O presidente do Tribunal Administrativo, Machatine Munguambe, comentou, em exclusivo ao “O Pais”, as declarações do ministro das Finanças, Manuel Chang, segundo as quais o Governo não tem como accionar mecanismos coercivos para cobrar dívidas concedidas pelo tesouro em 2002.
O Relatório e Parecer do Tribunal Administrativo sobre a Conta Geral do Estado 2010 revela que apenas 25,9% das empresas a que o Estado emprestou dinheiro pagam regularmente, enquanto 29,6% pagam irregularmente e quase metade nunca pagou.
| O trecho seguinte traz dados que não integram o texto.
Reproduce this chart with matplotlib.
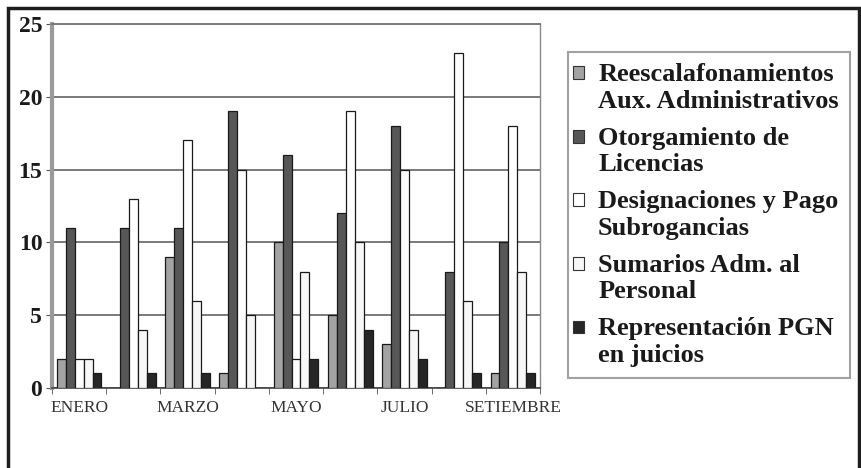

“Só a dívida fiscal é que é cobrável coercivamente, mas a dívida ao tesouro não. Ou seja, se alguém não paga imposto, o Governo tem mecanismos próprios, mas isso é diferente desta dívida. Deixa-me dizer que, para este caso, assinámos contratos com estas entidades e cada uma tem um prazo para a amortização da dívida, mas ela não será para hoje, amanhã ou depois de amanhã, mas com o tempo vão pagar”, explicou Chang. O ministro das Finanças acrescentou que “aquele não é dinheiro do Orçamento e sim o que os doadores deram para aquele ano e, se não o usássemos, iriam levá-lo de volta”, disse Chang. Em seguida, transcrevemos as partes significativas da entrevista exclusiva concedida por Munguambe a este diário.
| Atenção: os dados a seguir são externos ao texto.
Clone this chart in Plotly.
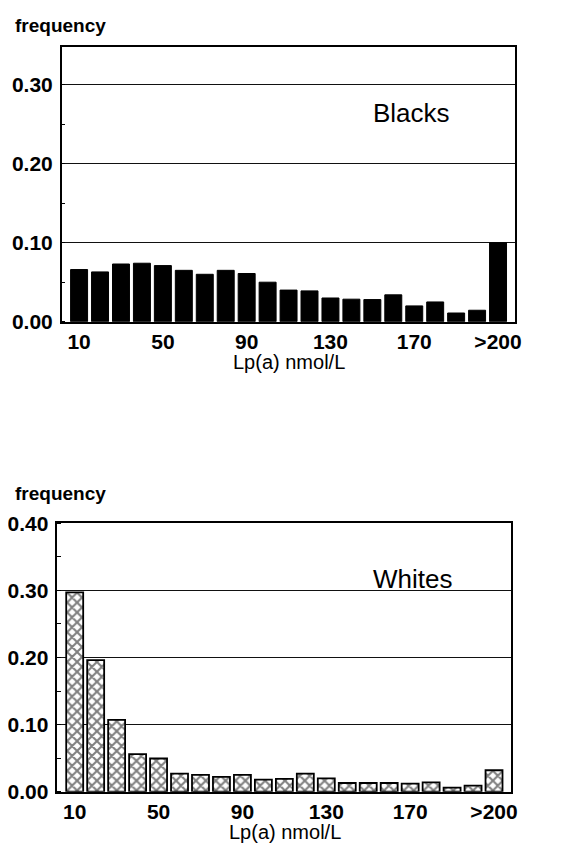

Senhor presidente, qual é análise que faz das declarações do ministro das Finanças, segundo as quais o Governo não tem como cobrar coercivamente os valores devidos ao tesouro em 2002?
Eu não sei se o Governo diz que não pode cobrar. O que acompanhei foi que o Governo solicitou uma empresa especializada para perseguir este crédito malparado. Eu penso que há-de ser uma empresa que, realmente, vai fazer ou está a fazer esse trabalho.
Quais são os mecanismos, na óptica do Tribunal Administrativo, que podem ser adoptados para que, rapidamente, o Governo possa reaver esses créditos?
Não há mecanismos especiais do ponto de vista do Tribunal Administrativo. Todos eles têm que ser mecanismos de acordo com a lei. E se havia, de acordo com a lei, a contratação de uma empresa especializada, então, que seja isso.
Qual é a análise que faz em relação às recomendações do Tribunal Administrativo? É que, anualmente, faz as mesmas recomendações no sentido de o Governo parar de fazer compras sem registos e de usar fundos sem justificativos (...), mas esta tendência continua. O Tribunal Administrativo não está a pregar no deserto?
Não! O Tribunal Administrativo não está a pregar no deserto. Nós, em algum momento no nosso Relatório e Parecer sobre a Caixa Geral do Estado, reconhecemos que há melhorias. Não se pode dizer que estamos a pregar no deserto. Agora, se o ritmo é lento ou rápido, creio que não é o Tribunal que pode responder, o próprio Governo pode responder sobre essa parte.
Mas como juiz do Tribunal Administrativo, como é que se cobram dívidas decorrentes de empréstimos feitos pelo tesouro? Qual é o mecanismo judicial ou administrativo que pode ser accionado?
Eu tenho impressão de que essa parte é mesmo da responsabilidade do executivo. O nosso papel é constatar e relatar sobre as constatações de forma analítica, tendo em conta o processo, digamos, da recuperação dos fundos, rápido ou lento. E é isso que fazemos: retratar no nosso relatório e no nosso parecer sobre a Conta Geral do Estado (CGE). Continuo a pensar, e não são ideia minhas mas o reflexo de uma ciência, que nós estamos perante a concretização de um processo democrático de gestão de coisa pública em que participam os vários poderes: o executivo faz a sua parte; nós como poder judicial administrativo fazemos a nossa parte e o legislativo faz a sua parte. Portanto, aqui há um trabalho complementar. Não há-de encontrar uma resposta acabada aqui no Tribunal. Tem que ser uma resposta em que se busque partes aqui e acolá para ver como, no conjunto, se deve fazer.